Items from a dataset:
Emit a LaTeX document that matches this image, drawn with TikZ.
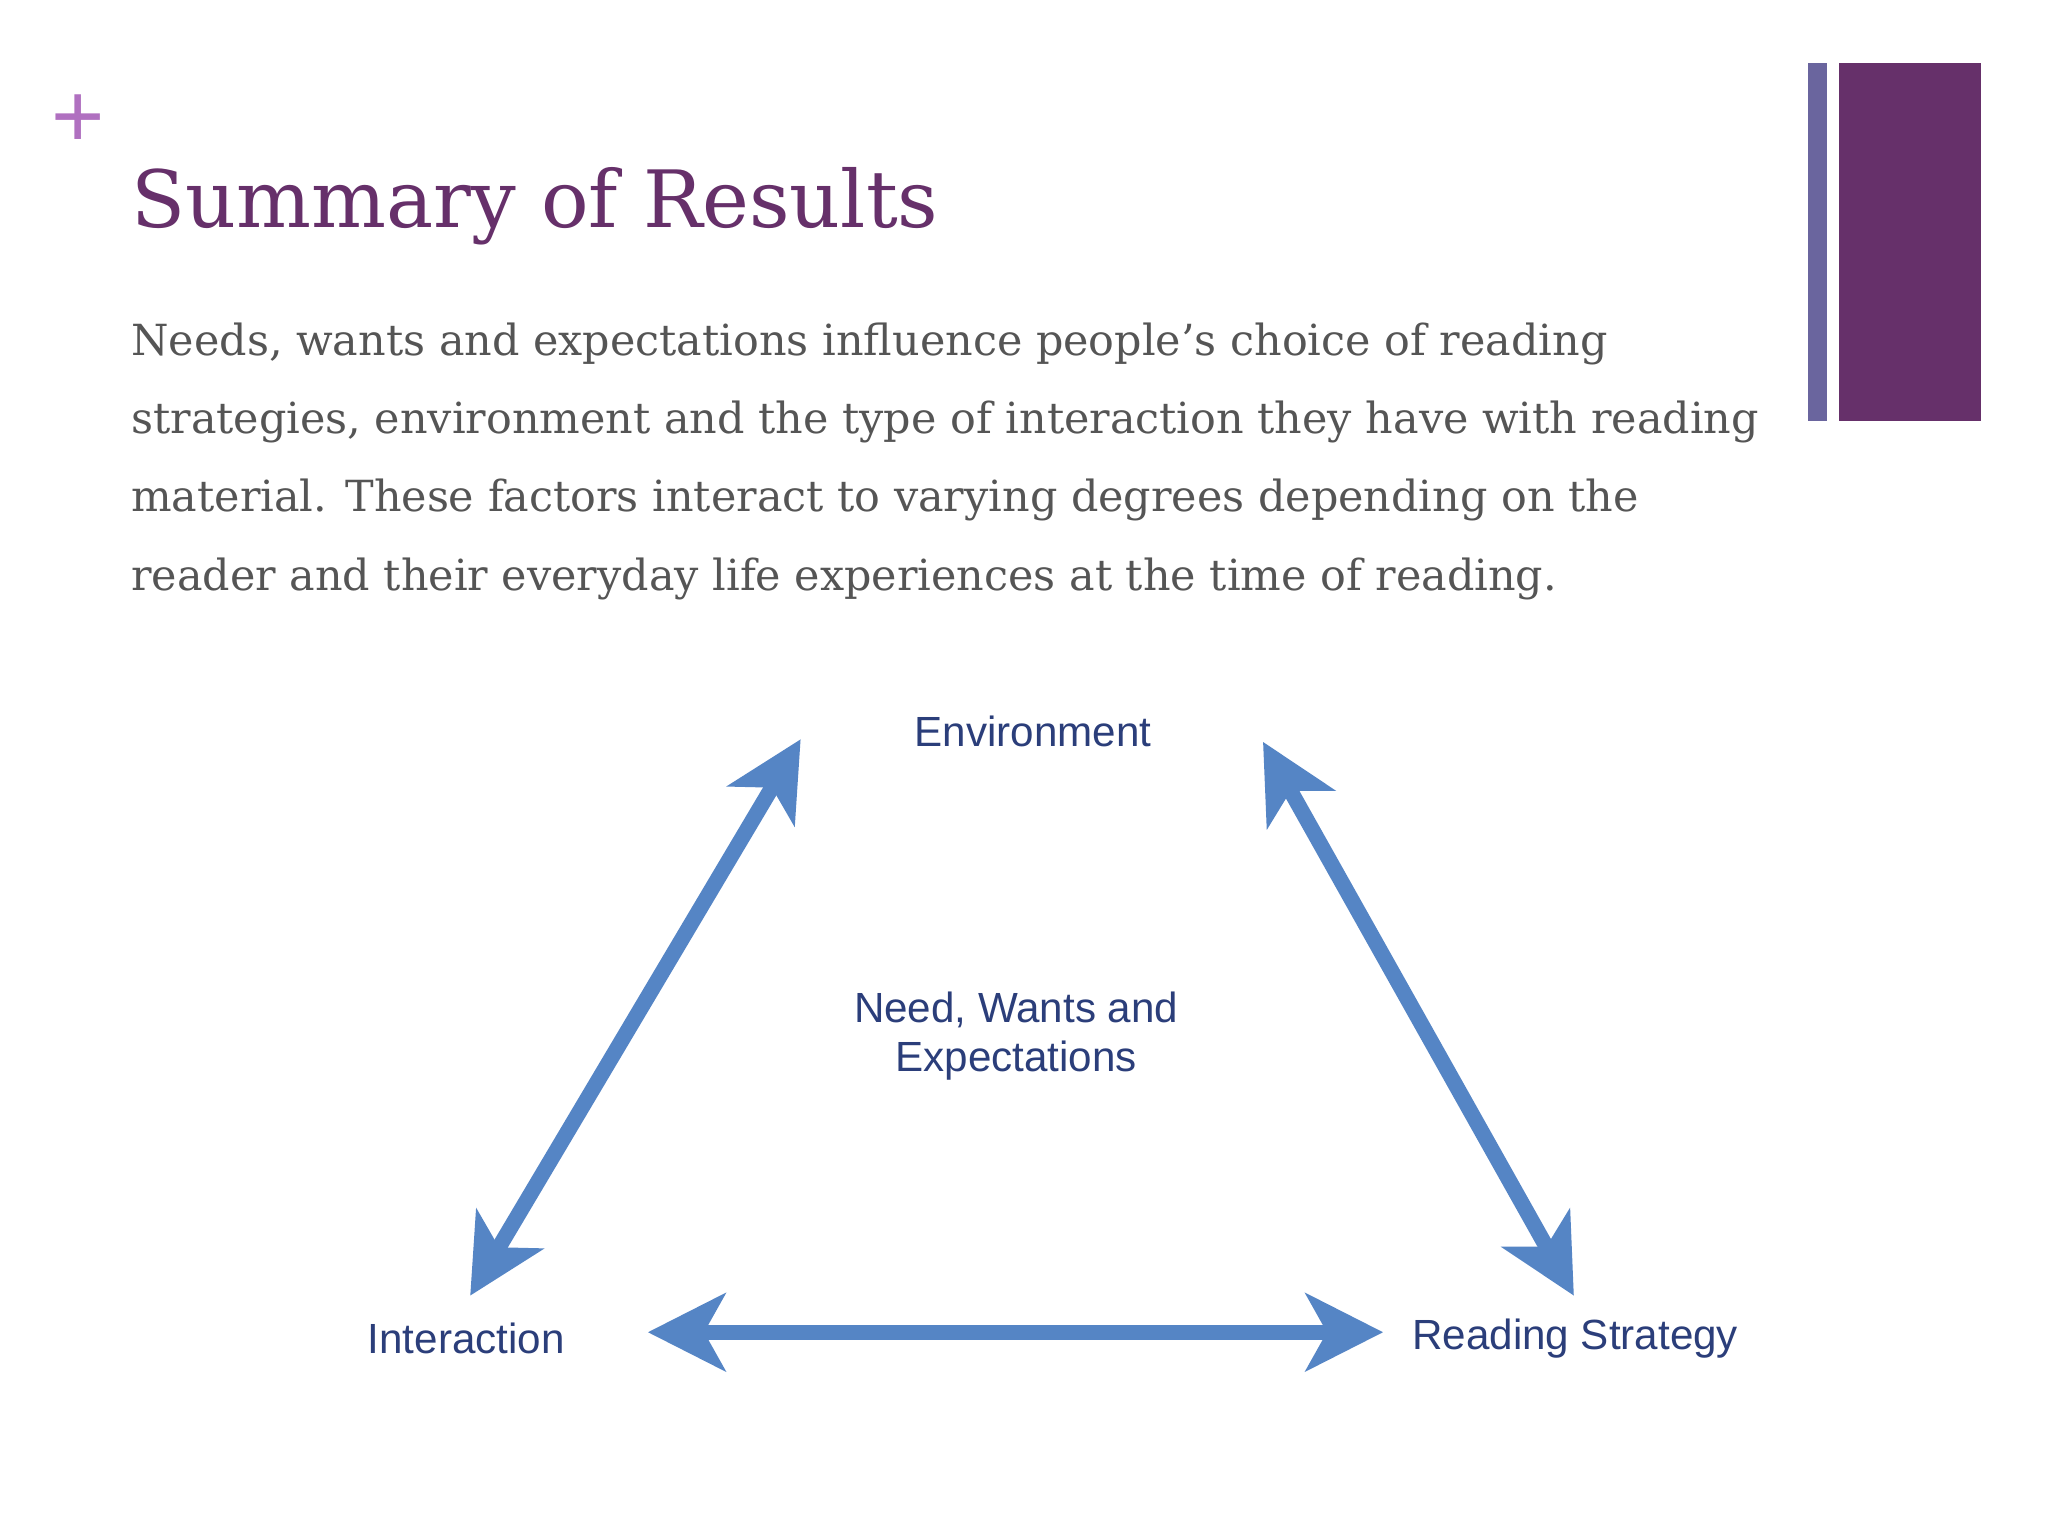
\documentclass[tikz,border=0pt]{standalone}
\usepackage{fontspec}
\setmainfont{DejaVu Serif}
\setsansfont{Liberation Sans}
\usetikzlibrary{arrows.meta}
\definecolor{ttl}{HTML}{66306A}
\definecolor{bodyc}{HTML}{555555}
\definecolor{lbl}{HTML}{2B3E7A}
\definecolor{arr}{HTML}{5585C5}
\definecolor{barA}{HTML}{6A659E}
\definecolor{plusc}{HTML}{B070C0}
\tikzset{
  bodyline/.style={anchor=base west,inner sep=0,text=bodyc,font=\fontsize{12.2}{14}\selectfont},
  lab/.style={text=lbl,font=\sffamily\fontsize{12}{14}\selectfont,align=center},
  bigarrow/.style={draw=arr,line width=4.4pt,{Stealth[length=22pt,width=22pt,inset=6pt]}-{Stealth[length=22pt,width=22pt,inset=6pt]}}
}
\begin{document}
\begin{tikzpicture}[x=0.01306cm,y=-0.01306cm]
\useasboundingbox[fill=white] (0,0) rectangle (1568,1176);
\fill[barA] (1384,48) rectangle (1399,322);
\fill[ttl] (1408,48) rectangle (1517,322);
\node[text=plusc,font=\fontsize{26}{26}\selectfont\sffamily,inner sep=0] (plus) at (60,93) {+};
\node[anchor=base west,inner sep=0,text=ttl,font=\fontsize{22.5}{26}\selectfont] (title) at (100,174) {Summary of Results};
\node[bodyline] (l1) at (100,272) {Needs, wants and expectations influence people’s choice of reading};
\node[bodyline] (l2) at (100,332) {strategies, environment and the type of interaction they have with reading};
\node[bodyline] (l3) at (100,392) {material. These factors interact to varying degrees depending on the};
\node[bodyline] (l4) at (100,452) {reader and their everyday life experiences at the time of reading.};
\node[lab] (env) at (791,560) {Environment};
\node[lab] (ctr) at (778,793) {Need, Wants and\\Expectations};
\node[lab] (int) at (357,1025) {Interaction};
\node[lab] (rs) at (1206,1025) {Reading Strategy};
\coordinate (a1) at (360,992);
\coordinate (a2) at (613,566);
\coordinate (b1) at (967,568);
\coordinate (b2) at (1205,992);
\coordinate (c1) at (496,1020);
\coordinate (c2) at (1059,1020);
\draw[bigarrow] (a1) -- (a2);
\draw[bigarrow] (b1) -- (b2);
\draw[bigarrow] (c1) -- (c2);
\end{tikzpicture}
\end{document}
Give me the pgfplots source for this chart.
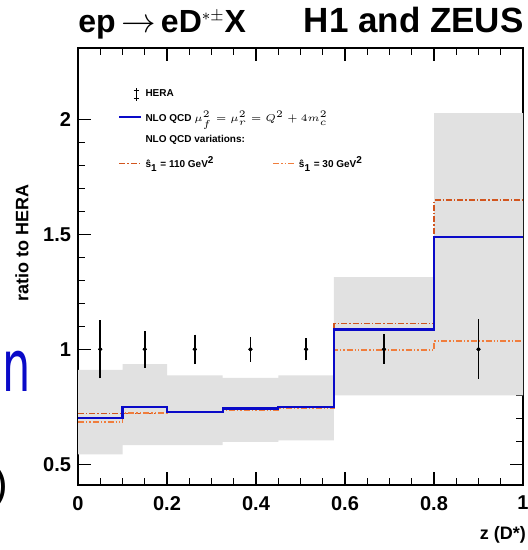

PROBLEM TO WORK ON: Copy the records above exactly, omitting every picture.

COMPLETE OUTPUT:
Emit a LaTeX document that matches this image, drawn with TikZ.
\documentclass[tikz,border=0pt]{standalone}
\usepackage{fontspec}
\setmainfont{DejaVu Serif}
\setsansfont{Liberation Sans}
\usetikzlibrary{arrows.meta}
\definecolor{ttl}{HTML}{66306A}
\definecolor{bodyc}{HTML}{555555}
\definecolor{lbl}{HTML}{2B3E7A}
\definecolor{arr}{HTML}{5585C5}
\definecolor{barA}{HTML}{6A659E}
\definecolor{plusc}{HTML}{B070C0}
\tikzset{
  bodyline/.style={anchor=base west,inner sep=0,text=bodyc,font=\fontsize{12.2}{14}\selectfont},
  lab/.style={text=lbl,font=\sffamily\fontsize{12}{14}\selectfont,align=center},
  bigarrow/.style={draw=arr,line width=4.4pt,{Stealth[length=22pt,width=22pt,inset=6pt]}-{Stealth[length=22pt,width=22pt,inset=6pt]}}
}
\begin{document}
\begin{tikzpicture}[x=0.01306cm,y=-0.01306cm]
\useasboundingbox[fill=white] (0,0) rectangle (1568,1176);
\fill[barA] (1384,48) rectangle (1399,322);
\fill[ttl] (1408,48) rectangle (1517,322);
\node[text=plusc,font=\fontsize{26}{26}\selectfont\sffamily,inner sep=0] (plus) at (60,93) {+};
\node[anchor=base west,inner sep=0,text=ttl,font=\fontsize{22.5}{26}\selectfont] (title) at (100,174) {Summary of Results};
\node[bodyline] (l1) at (100,272) {Needs, wants and expectations influence people’s choice of reading};
\node[bodyline] (l2) at (100,332) {strategies, environment and the type of interaction they have with reading};
\node[bodyline] (l3) at (100,392) {material. These factors interact to varying degrees depending on the};
\node[bodyline] (l4) at (100,452) {reader and their everyday life experiences at the time of reading.};
\node[lab] (env) at (791,560) {Environment};
\node[lab] (ctr) at (778,793) {Need, Wants and\\Expectations};
\node[lab] (int) at (357,1025) {Interaction};
\node[lab] (rs) at (1206,1025) {Reading Strategy};
\coordinate (a1) at (360,992);
\coordinate (a2) at (613,566);
\coordinate (b1) at (967,568);
\coordinate (b2) at (1205,992);
\coordinate (c1) at (496,1020);
\coordinate (c2) at (1059,1020);
\draw[bigarrow] (a1) -- (a2);
\draw[bigarrow] (b1) -- (b2);
\draw[bigarrow] (c1) -- (c2);
\end{tikzpicture}
\end{document}
Give me the pgfplots source for this chart.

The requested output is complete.